The defendants claim support for their plea of justification through the part which the union label played in the situation. We fail to discover in the brief of counsel any clear statement of the reasons for this claim. The nearest approach to an announcement of his position is to be found in one of his concluding paragraphs, as follows: “We believe that the Unitéd Hatters of North America, as the owners and controllers of the union label, could absorb all of the labor market in any community, so that persons who were not members of the organization, would be unable to obtain work at hatting, in that community, as long as the label stands for what it.does, in the shape of skilled labor, unproved sanitary conditions, and long term contracts. These advantages to society at large would outweigh any disadvantages which might accrue to a few people desiring to obtain work, because the rule of law in relation to a closed shop as enunciated in the Curran Case, is based upon the theory that the excluded workman is equally as good as the member of the organization, and that all have an equal right to employment. But it is respectfully submitted that this rule of the common law, like every other rule of the common law is based upon reason, and when the reason for the existence of the rule ceases, the rule, itself, ceases.”

This is a unique and astonishing proposition, both for what it says and what it implies, to be addressed to a court in this country, with its common-law inheritance as to the importance of safe-guarding individual rights, and its dedication to freedom of action within the law and equal rights for every member of society.
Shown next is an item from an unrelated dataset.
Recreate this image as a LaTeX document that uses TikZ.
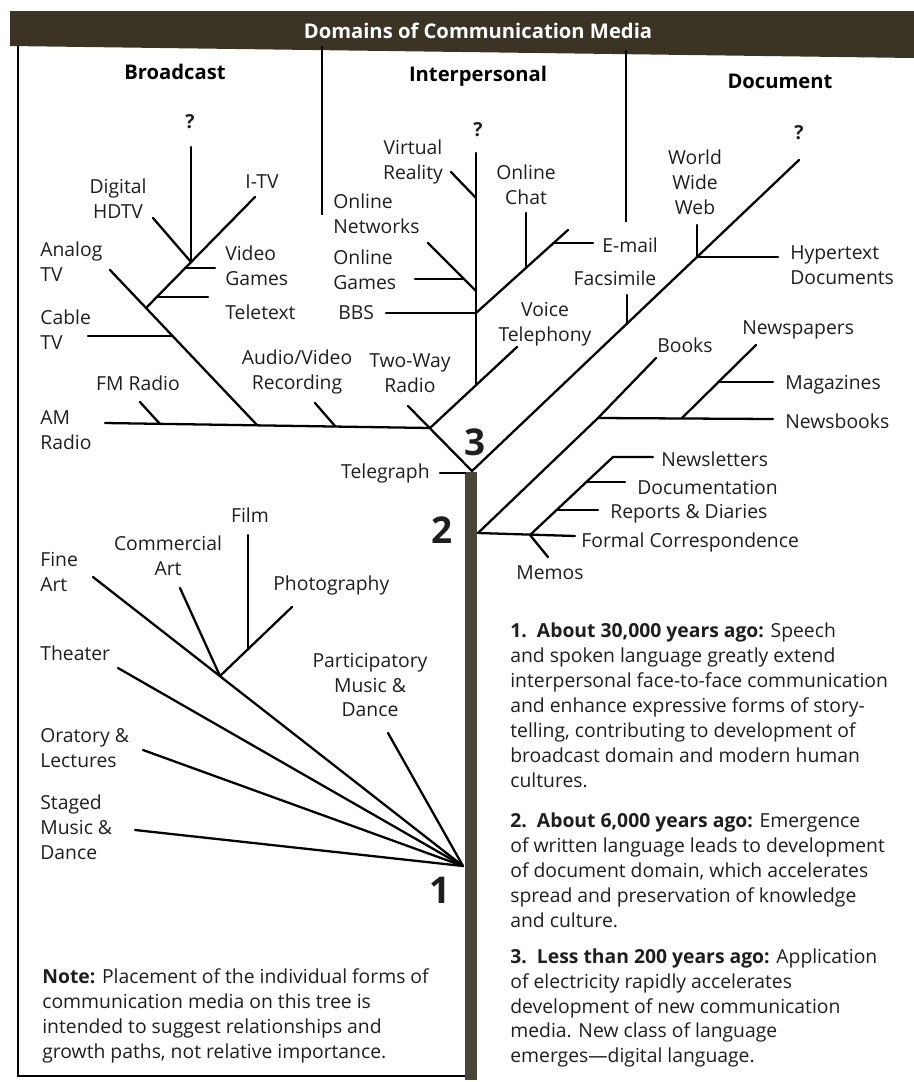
\documentclass[tikz,border=0pt]{standalone}
\usepackage{fontspec}
\setmainfont{Open Sans}
\usepackage{xcolor}
\definecolor{barbrown}{HTML}{3B3425}
\definecolor{trunkbrown}{HTML}{4A4636}
\definecolor{inkgray}{HTML}{1E1E1E}
\tikzstyle{branch} = [line width=1.3pt, line cap=round]
\tikzstyle{frame} = [line width=1.2pt]
\tikzstyle{lbl} = [align=center, inner sep=0pt, font=\fontsize{11}{14.2}\selectfont, text=inkgray]
\tikzstyle{llbl} = [lbl, anchor=west, align=left]
\tikzstyle{rlbl} = [lbl, anchor=east, align=right]
\tikzstyle{head} = [inner sep=0pt, font=\bfseries\fontsize{11.5}{14}\selectfont]
\tikzstyle{era} = [inner sep=0pt, font=\bfseries\fontsize{21}{21}\selectfont, text=inkgray]
\tikzstyle{para} = [anchor=west, align=left, inner sep=0pt, font=\fontsize{11}{14.2}\selectfont, text=inkgray]

\begin{document}
\begin{tikzpicture}[x=0.2mm, y=-0.2mm]
        \useasboundingbox (0,0) rectangle (914,1082);

        % Frame and headings
        \fill[barbrown] (10,11) -- (914,11) -- (914,58) -- (10,46) -- cycle;
        \node[head, text=white] (title) at (478,31) {Domains of Communication Media};
        \draw[frame] (18,46) -- (18,1076) -- (466,1076);
        \draw[line width=0.9pt] (322,46) -- (322,215);
        \draw[line width=0.9pt] (626,50) -- (626,222);
        \node[head] (broadcast) at (175,72) {Broadcast};
        \node[head] (interpersonal) at (478,76) {Interpersonal};
        \node[head] (document) at (780,81) {Document};

        % Trunk
        \fill[trunkbrown] (465,472) rectangle (477,1080);

        % Broadcast points
        \coordinate (twoway) at (408,406);
        \coordinate (jthree) at (430,428);
        \coordinate (top) at (472,471);
        \coordinate (am) at (105,423);
        \coordinate (analog) at (110,270);
        \coordinate (janalog) at (257,425);
        \coordinate (fm) at (140,402);
        \coordinate (jfm) at (160,424);
        \coordinate (av) at (315,403);
        \coordinate (jav) at (335,426);
        \coordinate (cable) at (88,336);
        \coordinate (jcable) at (173,336);
        \coordinate (jtv) at (146,308);
        \coordinate (itv) at (255,197);
        \coordinate (jteletext) at (157,297);
        \coordinate (teletext) at (208,297);
        \coordinate (jvideo) at (185,268);
        \coordinate (video) at (215,268);
        \coordinate (jdigital) at (191,262);
        \coordinate (qbroad) at (191,147);
        \coordinate (hdtv) at (153,218);

        \draw[branch] (am) -- (jthree);
        \draw[branch] (twoway) -- (top);
        \draw[branch] (analog) -- (janalog);
        \draw[branch] (fm) -- (jfm);
        \draw[branch] (av) -- (jav);
        \draw[branch] (cable) -- (jcable);
        \draw[branch] (jtv) -- (itv);
        \draw[branch] (jteletext) -- (teletext);
        \draw[branch] (jvideo) -- (video);
        \draw[branch] (qbroad) -- (jdigital);
        \draw[branch] (hdtv) -- (jdigital);

        \node[lbl] (qbroadtxt) at (190,122) {\bfseries ?};
        \node[lbl] (hdtvtxt) at (118,199) {Digital\\HDTV};
        \node[lbl] (itvtxt) at (262,182) {I-TV};
        \node[llbl] (videotxt) at (225,266) {Video\\Games};
        \node[llbl] (teletexttxt) at (225,312) {Teletext};
        \node[llbl] (analogtxt) at (40,262) {Analog\\TV};
        \node[llbl] (cabletxt) at (40,330) {Cable\\TV};
        \node[lbl] (fmtxt) at (138,383) {FM Radio};
        \node[llbl] (amtxt) at (40,430) {AM\\Radio};
        \node[lbl] (avtxt) at (297,372) {Audio/Video\\Recording};
        \node[lbl] (twowaytxt) at (410,373) {Two-Way\\Radio};

        % Interpersonal points
        \coordinate (voice) at (517,347);
        \coordinate (ji) at (476,385);
        \coordinate (qinter) at (476,153);
        \coordinate (vr) at (451,172);
        \coordinate (jvr) at (476,198);
        \coordinate (onet) at (428,243);
        \coordinate (jonet) at (476,291);
        \coordinate (ogames) at (415,279);
        \coordinate (jogames) at (464,279);
        \coordinate (bbs) at (386,313);
        \coordinate (jbbs) at (476,313);
        \coordinate (chatend) at (568,230);
        \coordinate (chat) at (526,213);
        \coordinate (jchat) at (526,268);
        \coordinate (jemail) at (554,243);
        \coordinate (email) at (593,243);

        \draw[branch] (jthree) -- (voice);
        \draw[branch] (ji) -- (qinter);
        \draw[branch] (vr) -- (jvr);
        \draw[branch] (onet) -- (jonet);
        \draw[branch] (ogames) -- (jogames);
        \draw[branch] (bbs) -- (jbbs);
        \draw[branch] (jbbs) -- (chatend);
        \draw[branch] (chat) -- (jchat);
        \draw[branch] (jemail) -- (email);

        \node[lbl] (qintertxt) at (478,130) {\bfseries ?};
        \node[lbl] (vrtxt) at (413,162) {Virtual\\Reality};
        \node[llbl] (onettxt) at (333,214) {Online\\Networks};
        \node[llbl] (ogamestxt) at (333,270) {Online\\Games};
        \node[llbl] (bbstxt) at (338,313) {BBS};
        \node[lbl] (chattxt) at (526,185) {Online\\Chat};
        \node[llbl] (emailtxt) at (602,245) {E-mail};
        \node[lbl] (voicetxt) at (545,324) {Voice\\Telephony};

        % Document points
        \coordinate (qdocend) at (799,160);
        \coordinate (jfax) at (627,324);
        \coordinate (fax) at (627,295);
        \coordinate (jwww) at (697,257);
        \coordinate (www) at (697,225);
        \coordinate (hyper) at (778,257);

        \draw[branch] (top) -- (qdocend);
        \draw[branch] (fax) -- (jfax);
        \draw[branch] (www) -- (jwww);
        \draw[branch] (jwww) -- (hyper);

        \node[lbl] (qdoctxt) at (799,133) {\bfseries ?};
        \node[lbl] (wwwtxt) at (695,182) {World\\Wide\\Web};
        \node[llbl] (hypertxt) at (790,265) {Hypertext\\Documents};
        \node[lbl] (faxtxt) at (615,278) {Facsimile};

        % Print points
        \coordinate (jtwo) at (478,533);
        \coordinate (jnews) at (598,418);
        \coordinate (books) at (656,358);
        \coordinate (newsbooks) at (773,419);
        \coordinate (jpapers) at (682,418);
        \coordinate (papers) at (756,345);
        \coordinate (jmag) at (718,382);
        \coordinate (mag) at (773,382);
        \coordinate (formal) at (575,536);
        \coordinate (jmemo) at (530,535);
        \coordinate (memos) at (548,557);
        \coordinate (letterend) at (613,457);
        \coordinate (letters) at (653,457);
        \coordinate (jdoc) at (586,482);
        \coordinate (docu) at (625,482);
        \coordinate (jrep) at (557,510);
        \coordinate (reports) at (598,510);

        \draw[branch] (jtwo) -- (jnews) -- (books);
        \draw[branch] (jnews) -- (newsbooks);
        \draw[branch] (jpapers) -- (papers);
        \draw[branch] (jmag) -- (mag);
        \draw[branch] (jtwo) -- (formal);
        \draw[branch] (jmemo) -- (memos);
        \draw[branch] (jmemo) -- (letterend) -- (letters);
        \draw[branch] (jdoc) -- (docu);
        \draw[branch] (jrep) -- (reports);

        \node[llbl] (bookstxt) at (657,345) {Books};
        \node[llbl] (paperstxt) at (742,330) {Newspapers};
        \node[llbl] (magtxt) at (785,385) {Magazines};
        \node[llbl] (newsbookstxt) at (785,421) {Newsbooks};
        \node[llbl] (letterstxt) at (661,459) {Newsletters};
        \node[llbl] (docutxt) at (637,487) {Documentation};
        \node[llbl] (reportstxt) at (610,514) {Reports \& Diaries};
        \node[llbl] (formaltxt) at (581,542) {Formal Correspondence};
        \node[llbl] (memostxt) at (516,573) {Memos};

        % Telegraph
        \coordinate (tele) at (440,473);
        \coordinate (jtele) at (465,473);
        \draw[branch] (tele) -- (jtele);
        \node[rlbl] (teletxt) at (430,473) {Telegraph};

        % Speech era points
        \coordinate (root) at (463,866);
        \coordinate (fineart) at (93,577);
        \coordinate (jart) at (220,676);
        \coordinate (comart) at (180,588);
        \coordinate (photo) at (292,607);
        \coordinate (film) at (248,535);
        \coordinate (jfilm) at (248,649);
        \coordinate (theater) at (118,668);
        \coordinate (oratory) at (143,750);
        \coordinate (staged) at (135,830);
        \coordinate (partic) at (388,733);

        \draw[branch] (fineart) -- (root);
        \draw[branch] (comart) -- (jart);
        \draw[branch] (jart) -- (photo);
        \draw[branch] (film) -- (jfilm);
        \draw[branch] (theater) -- (root);
        \draw[branch] (oratory) -- (root);
        \draw[branch] (staged) -- (root);
        \draw[branch] (partic) -- (root);

        \node[llbl] (finearttxt) at (40,572) {Fine\\Art};
        \node[lbl] (comarttxt) at (168,556) {Commercial\\Art};
        \node[lbl] (filmtxt) at (250,515) {Film};
        \node[llbl] (phototxt) at (273,585) {Photography};
        \node[llbl] (theatertxt) at (40,653) {Theater};
        \node[llbl] (oratorytxt) at (40,748) {Oratory \&\\Lectures};
        \node[llbl] (stagedtxt) at (40,827) {Staged\\Music \&\\Dance};
        \node[lbl] (partictxt) at (370,685) {Participatory\\Music \&\\Dance};

        % Era numbers
        \node[era] (three) at (475,442) {3};
        \node[era] (two) at (442,530) {2};
        \node[era] (one) at (440,890) {1};

        % Notes
        \node[para] (era1txt) at (510,705) {\textbf{1.\ \ About 30,000 years ago:} Speech\\
            and spoken language greatly extend\\
            interpersonal face-to-face communication\\
            and enhance expressive forms of story-\\
            telling, contributing to development of\\
            broadcast domain and modern human\\
            cultures.};
        \node[para] (era2txt) at (510,870) {\textbf{2.\ \ About 6,000 years ago:} Emergence\\
            of written language leads to development\\
            of document domain, which accelerates\\
            spread and preservation of knowledge\\
            and culture.};
        \node[para] (era3txt) at (510,1008) {\textbf{3.\ \ Less than 200 years ago:} Application\\
            of electricity rapidly accelerates\\
            development of new communication\\
            media. New class of language\\
            emerges---digital language.};
        \node[para] (notetxt) at (42,1016) {\textbf{Note:} Placement of the individual forms of\\
            communication media on this tree is\\
            intended to suggest relationships and\\
            growth paths, not relative importance.};

    \end{tikzpicture}
\end{document}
It reads strangely beside the emphatic language of our courts, repeatedly uttered. Under the application of its controlling rule, monopolies might become transformed into blessings to be cherished, oppression into an agency of the public weal, and the tyranny of a majority into a benevolent factor in social progress. The end would justify, and even sanctify, the means. We must decline to place our seal of approval upon any such revolutionary doctrine.
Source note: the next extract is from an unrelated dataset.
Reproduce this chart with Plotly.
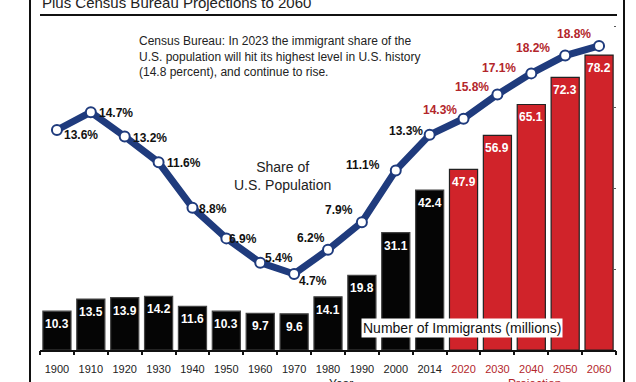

The United Hatters have a property right in its label. It may withhold it from those who do not comply with the conditions it attaches to its use. It may grant its use to those who do so comply. It may enjoy its advantages in all lawful ways. But it can no more employ it for an unlawful purpose, or as an unlawful means, than it or any other person can any other thing which it or they own, or any other agency at its or their command. The use of all property or privileges is confined to the lawful, and cannot be extended to the unlawful.

The plaintiff, upon the trial, claimed that all possible justification for the acts, which brought about his discharge, was removed by the circumstances attending his suspension by the union. He asserts that he was unlawfully suspended, and that therefore his true status at the time was that of a member. His contention was that the suspension was unlawful, for the reason (1) that it was without notice to him or opportunity to be heard, and (2) that the union was at the time owing him, as strike benefits, a much larger sum than the assessment demanded of him. The facts were substantially undisputed. The court instructed the jury flatly against the plaintiff’s contention upon both phases of it. These instructions are assigned as erroneous. In view of our conclusion reached upon the larger question already discussed, we have no occasion to consider these assignments.

There is error and a new trial is ordered.

In this opinion the other judges concurred.